- Directed by: Bapu
- Written by: Mullapudi Venkata Ramana
- Starring: Charmi Allari Naresh
- Cinematography: P. R. K. Raju
- Edited by: A. Sreekar Prasad
- Music by: Vidyasagar
- Release date: 8 February 2008;
- Country: India
- Language: Telugu

= Sundarakanda (2008 film) =

Sundarakanda is a 2008 Indian Telugu-language drama film directed by Bapu, starring Charmme Kaur and Allari Naresh. The story is provided by Mullapudi Ramana and music by Vidyasagar. This film is the remake of Hollywood film What a Girl Wants (2003).

==Plot==
Pinky (Charmi) is the daughter of Sita (Prema), who keeps away from her husband. On Pinky's insistence, Sita reveals the past. She met Raja Ravivarma (Sunil Sharma), the son of Zamindar Surendra Varma (Ranganath) on a study tour of a tribal village. They fell in love and got married then and there. His son's marriage with Sita, a commoner, gave such a shock to Surendra Varma that he lost the use of his legs. Ravivarma's mother Bharati (Sangeetha) pleaded with Sita to leave the palace to save the family honor. After Sita left, Bhushanam (Vizag Prasad), Surendra Varma's brother-in-law, raises a hue and cry that Sita stole gold ornaments from the palace and escaped. Being so discredited even in the eyes of her love and husband, she stayed away.

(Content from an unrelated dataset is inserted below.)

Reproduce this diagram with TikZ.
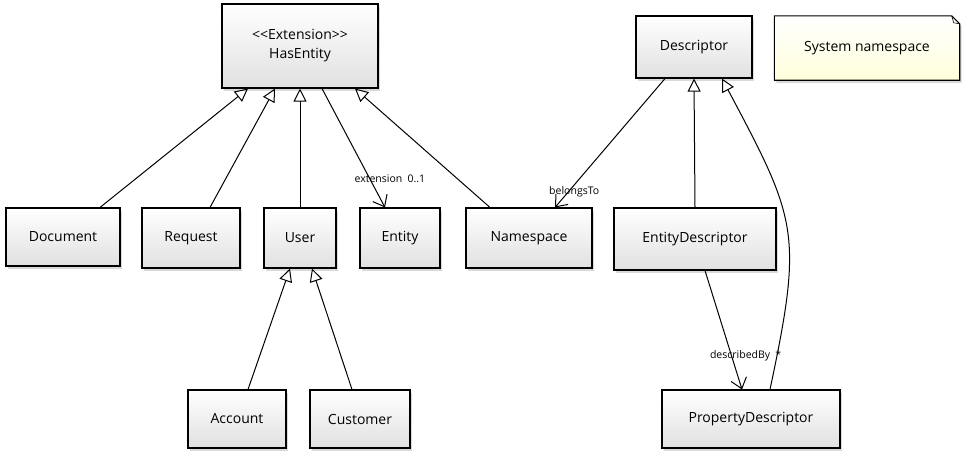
\documentclass[tikz,border=0pt]{standalone}
\usepackage{fontspec}
\setmainfont{Open Sans}
\usetikzlibrary{arrows.meta, backgrounds, positioning, shadows}

\tikzset{%
  cls/.style={draw, line width=1.1pt, rectangle, top color=white, bottom color=gray!24,
    drop shadow={shadow xshift=2pt, shadow yshift=-3pt, opacity=0.3},
    font=\fontsize{14}{19}\selectfont, align=center},
  isa/.style={line width=1pt, -{Triangle[open, length=13pt, width=13pt]}},
  assoc/.style={line width=1pt, -{Straight Barb[length=10pt, width=16pt]}},
  lbl/.style={font=\fontsize{10.5}{12}\selectfont, inner sep=1pt}
}

\begin{document}
\begin{tikzpicture}[x=1pt, y=1pt]
  \useasboundingbox (0,0) rectangle (964,-456);
  % classes
  \node[cls, minimum width=156pt, minimum height=84pt] (hasentity) at (300,-46)
    {<{}<Extension>{}>\\HasEntity};
  \node[cls, minimum width=116pt, minimum height=62pt] (descriptor) at (694,-47) {Descriptor};
  \node[font=\fontsize{14}{19}\selectfont, minimum width=185pt, minimum height=64pt] (note)
    at (867,-48) {System namespace};
  \node[cls, minimum width=114pt, minimum height=58pt] (document) at (63,-237) {Document};
  \node[cls, minimum width=98pt, minimum height=60pt] (request) at (191,-238) {Request};
  \node[cls, minimum width=72pt, minimum height=60pt] (user) at (300,-238) {User};
  \node[cls, minimum width=80pt, minimum height=60pt] (entity) at (400,-238) {Entity};
  \node[cls, minimum width=126pt, minimum height=60pt] (namespace) at (529,-238) {Namespace};
  \node[cls, minimum width=162pt, minimum height=62pt] (entitydesc) at (695,-239) {EntityDescriptor};
  \node[cls, minimum width=98pt, minimum height=58pt] (account) at (237,-419) {Account};
  \node[cls, minimum width=100pt, minimum height=58pt] (customer) at (360,-419) {Customer};
  \node[cls, minimum width=178pt, minimum height=58pt] (propdesc) at (751,-419) {PropertyDescriptor};

  % note with folded corner
  \begin{scope}[on background layer]
    \draw[line width=1.1pt, top color=white, bottom color=yellow!14,
      drop shadow={shadow xshift=2pt, shadow yshift=-3pt, opacity=0.3}]
      (note.north west) -- ([xshift=-8pt]note.north east) -- ([yshift=-8pt]note.north east)
      -- (note.south east) -- (note.south west) -- cycle;
    \draw[line width=0.6pt] ([xshift=-8pt]note.north east) -- ([xshift=-6pt, yshift=-7pt]note.north east)
      -- ([yshift=-8pt]note.north east);
  \end{scope}

  % generalisations
  \draw[isa] ([xshift=37pt]document.north) -- ([xshift=-52pt]hasentity.south);
  \draw[isa] ([xshift=19pt]request.north) -- ([xshift=-25pt]hasentity.south);
  \draw[isa] (user.north) -- (hasentity.south);
  \draw[isa] ([xshift=-39pt]namespace.north) -- ([xshift=55pt]hasentity.south);
  \draw[isa] (entitydesc.north) -- (descriptor.south);
  \draw[isa] ([xshift=19pt]propdesc.north) to[out=78, in=-62, looseness=1.3] ([xshift=28pt]descriptor.south);
  \draw[isa] ([xshift=11pt]account.north) -- ([xshift=-10pt]user.south);
  \draw[isa] ([xshift=-8pt]customer.north) -- ([xshift=12pt]user.south);

  % associations
  \draw[assoc] ([xshift=22pt]hasentity.south) -- ([xshift=-15pt]entity.north)
    node[lbl, pos=0.76, xshift=20pt] {extension\enspace 0..1};
  \draw[assoc] ([xshift=-29pt]descriptor.south) -- ([xshift=26pt]namespace.north)
    node[lbl, pos=0.88, xshift=6pt] {belongsTo};
  \draw[assoc] ([xshift=10pt]entitydesc.south) -- ([xshift=-9pt]propdesc.north)
    node[lbl, pos=0.72, xshift=14pt] {describedBy\enspace *};
\end{tikzpicture}
\end{document}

Now, the story revolves around Pinky's efforts to reunite her parents. She is a lively girl trying to make friends with her father's family. She pretends to be sent by the party bosses to pick the candidate for minister's post. She dabbles in this political charade with the help of Naresh (Allari Naresh), a journalist. Her father's opponent Kota (Kota Srinivasa Rao), who is also an aspiring candidate for the Chief Minister post, and his mates provide the comedy and political satire. She succeeds in reuniting the family and exposing the villains. Music with lyrics reminding one of the tribal idiom is a treat. The visuals with the rustic outdoor and the heavily ornate interiors of a feudal gentry have the stamp of Bapu.

== Cast ==

- Charmi as Pinky
- Allari Naresh as Naresh, journalist
- Prema as Sita
- Sunil Sharma as Raja Ravi Varma
- Kota Srinivasa Rao as Kota
- Sangeetha as Bharathi
- Vizag Prasad as Bhushanam
- Ranganath as Zamindar Surendra Varma
- Kondavalasa Lakshmana Rao
- Chittajalu Lakshmipati
- L. B. Sriram
- Rallapalli

== Soundtrack ==

The music was composed by Vidyasagar.

| Song | Singers |
|---|---|
| "Aaku Vakka" | S. P. Sailaja, Sujatha Mohan |
| "Okato Yeta Rendo" | K. S. Chithra |
| "Eloo Eloo Vuyyala" | Sadhana Sargam |
| "Kalagantini" | K. S. Chithra |
| "HamPattu Devudandi" | S. P. Balasubrahmanyam |

== Reception ==
A critic from Rediff.com wrote that "Anyone who respect for Bapu - Ramana, for their great earlier movies, feel disappointed with this old-fashioned flick". A critic from Rediff.com rated the film two-and-a-half out of five stars and wrote that "Sundarakanda is certainly not a Bapu film".